The other is the Iraqi people around him, who can't look forward to getting away from that hell after 12 months are up. One wonders if the boy who fetched the guitar for him isn't in there, too:

It breaks my heart to see these kids out on the streets
Walking barefoot through the trash, diggin' for something to eat.
I give them what I got, just to let them know I care
And I thank God it's not my son that's standing there.


The song needed a name. They called it "American by God's Amazing Grace." Stricklin's mother, Sheila Harrington, forwarded a copy to the Fort Smith radio station. They aired it once. Requests poured in for more. By the time Stricklin came home from Iraq in March, "American by God's Amazing Grace" was on country radio stations across the heartland.
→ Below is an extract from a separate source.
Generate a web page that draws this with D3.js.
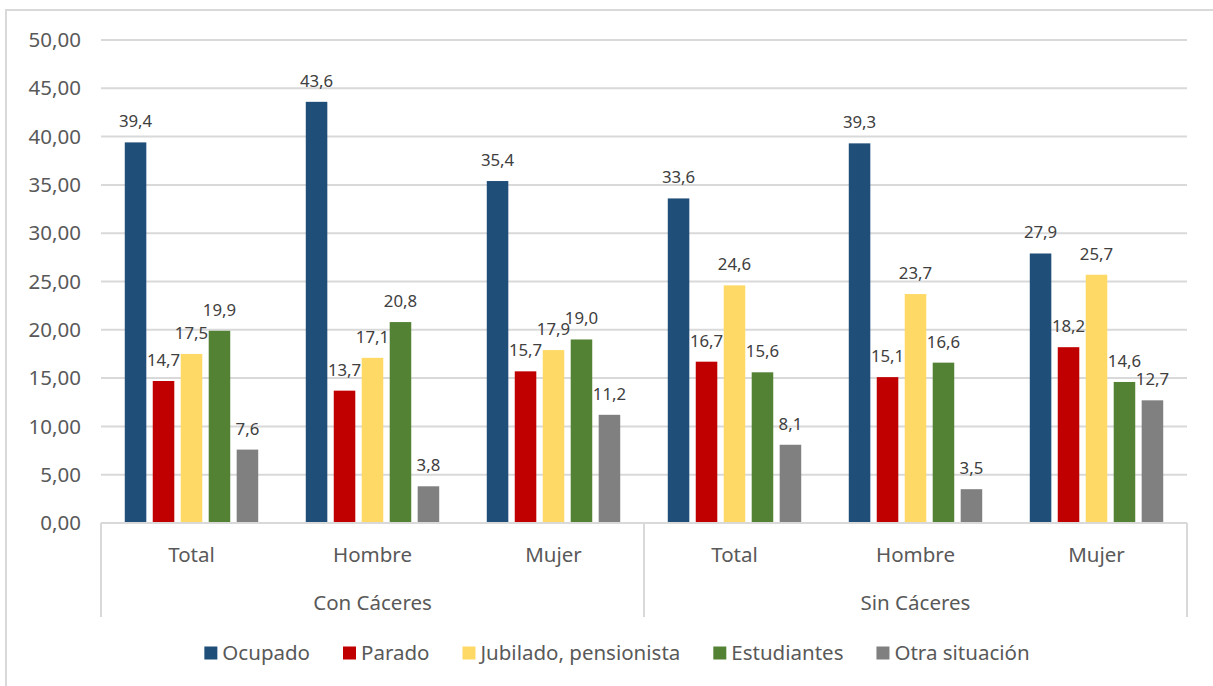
<!DOCTYPE html>
<html>
<head>
<meta charset="utf-8">
<script src="https://cdn.jsdelivr.net/npm/d3@7"></script>
<style>
  html, body { margin: 0; padding: 0; background: #fff; }
  svg { display: block; font-family: "Noto Sans", "Open Sans", sans-serif; }
</style>
</head>
<body>
<svg id="chart" width="1213" height="686"></svg>
<script>
// Situación laboral (%), por ámbito y sexo
const regions = ["Con Cáceres", "Sin Cáceres"];
const sexes = ["Total", "Hombre", "Mujer"];
const series = ["Ocupado", "Parado", "Jubilado, pensionista", "Estudiantes", "Otra situación"];
const colors = ["#1F4E79", "#C00000", "#FFD966", "#548235", "#808080"];
const yTicks = [0, 5, 10, 15, 20, 25, 30, 35, 40, 45, 50];

// Values per series, ordered Con Cáceres (Total, Hombre, Mujer), Sin Cáceres (Total, Hombre, Mujer)
const ocupado     = [39.4, 43.6, 35.4, 33.6, 39.3, 27.9];
const parado      = [14.7, 13.7, 15.7, 16.7, 15.1, 18.2];
const jubilado    = [17.5, 17.1, 17.9, 24.6, 23.7, 25.7];
const estudiantes = [19.9, 20.8, 19.0, 15.6, 16.6, 14.6];
const otra        = [7.6, 3.8, 11.2, 8.1, 3.5, 12.7];

const seriesValues = [ocupado, parado, jubilado, estudiantes, otra];

const groups = [];
regions.forEach(r => sexes.forEach(s => groups.push({ region: r, sex: s, key: r + "|" + s })));

const svg = d3.select("#chart");
const plotLeft = 101, plotRight = 1187, plotTop = 40, plotBottom = 523;
const axisFont = 20.5, labelFont = 16.8, textGray = "#595959";

// Outer frame
svg.append("path")
  .attr("d", `M6,686 V10 H1213`)
  .attr("fill", "none").attr("stroke", "#D9D9D9").attr("stroke-width", 2);

const y = d3.scaleLinear().domain([0, 50]).range([plotBottom, plotTop]);
const x0 = d3.scaleBand().domain(groups.map(g => g.key)).range([plotLeft, plotRight]).padding(0);
const x1 = d3.scaleBand().domain(series).range([0, x0.bandwidth()])
  .paddingInner(0.23).paddingOuter(0.85);

const fmt = v => d3.format(".2f")(v).replace(".", ",");
const fmt1 = v => d3.format(".1f")(v).replace(".", ",");

// Gridlines and y labels
svg.append("g").selectAll("line").data(yTicks.filter(t => t > 0)).join("line")
  .attr("x1", plotLeft).attr("x2", plotRight)
  .attr("y1", d => y(d)).attr("y2", d => y(d))
  .attr("stroke", "#D9D9D9").attr("stroke-width", 2);

svg.append("g").selectAll("text").data(yTicks).join("text")
  .attr("x", 81).attr("y", d => y(d)).attr("dy", "0.35em")
  .attr("text-anchor", "end").attr("font-size", axisFont).attr("fill", textGray)
  .text(fmt);

// Bars
const gGroups = svg.append("g").selectAll("g").data(groups).join("g")
  .attr("transform", d => `translate(${x0(d.key)},0)`);

gGroups.selectAll("rect")
  .data((d, gi) => series.map((s, si) => ({ s, si, v: seriesValues[si][gi] })))
  .join("rect")
  .attr("x", d => x1(d.s)).attr("width", x1.bandwidth())
  .attr("y", d => y(d.v)).attr("height", d => y(0) - y(d.v))
  .attr("fill", d => colors[d.si]);

gGroups.selectAll("text")
  .data((d, gi) => series.map((s, si) => ({ s, si, v: seriesValues[si][gi] })))
  .join("text")
  .attr("x", d => x1(d.s) + x1.bandwidth() / 2)
  .attr("y", d => y(d.v) - 15)
  .attr("text-anchor", "middle").attr("font-size", labelFont).attr("fill", "#404040")
  .text(d => fmt1(d.v));

// Category axis (two levels)
svg.append("line").attr("x1", plotLeft).attr("x2", plotRight)
  .attr("y1", plotBottom).attr("y2", plotBottom)
  .attr("stroke", "#D9D9D9").attr("stroke-width", 2);

const sepX = [plotLeft, x0(groups[3].key), plotRight];
svg.append("g").selectAll("line").data(sepX).join("line")
  .attr("x1", d => d).attr("x2", d => d).attr("y1", plotBottom).attr("y2", 617)
  .attr("stroke", "#D9D9D9").attr("stroke-width", 2);

svg.append("g").selectAll("text").data(groups).join("text")
  .attr("x", d => x0(d.key) + x0.bandwidth() / 2).attr("y", 555).attr("dy", "0.35em")
  .attr("text-anchor", "middle").attr("font-size", axisFont).attr("fill", textGray)
  .text(d => d.sex);

svg.append("g").selectAll("text").data(regions).join("text")
  .attr("x", (d, i) => (sepX[i] + sepX[i + 1]) / 2).attr("y", 603).attr("dy", "0.35em")
  .attr("text-anchor", "middle").attr("font-size", axisFont).attr("fill", textGray)
  .text(d => d);

// Legend
const legend = svg.append("g");
const items = legend.selectAll("g").data(series).join("g");
items.append("rect").attr("width", 13).attr("height", 13).attr("y", -6.5)
  .attr("fill", (d, i) => colors[i]);
items.append("text").attr("x", 18).attr("dy", "0.35em")
  .attr("font-size", axisFont).attr("fill", textGray).text(d => d);

let cx = 0;
const gap = 33;
items.each(function () {
  const w = this.getBBox().width;
  d3.select(this).attr("transform", `translate(${cx},653)`);
  cx += w + gap;
});
const total = cx - gap;
legend.attr("transform", `translate(${617 - total / 2},0)`);
</script>
</body>
</html>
Look at headlines now, and you'll see Bush and Sheehan. The president who doesn't plan ahead and won't look back, and the anti-war mother groomed by Michael Moore's slick handlers and apotheosized in the media's eye to "absolute moral authority."

Really don't care why Bush went in to Iraq
I know what I done there and I'm damn sure proud of that.


Luke Stricklin casts a cold eye on the war. And he knows what he's there to do. He's going to make life a little better for those folks, and then go home with head held up, but with lots to think about. He makes no claim to "moral authority." Which is part of the reason he genuinely has some of it.

There's a professional version of Stricklin's song now, recorded in a fancy studio. Good for him; the young man needs a career and Nashville sure beats the electric motor shop.

But it will be that raw Baghdad version that history will remember, long after "Sweet Neo-Con" is forgotten, and rank among the straightforward, but far from simple, songs found by men at war far from home. Along with "Lili Marlene" and "Mademoiselle from Armentiers," "Tenting Tonight" and "Shenandoah."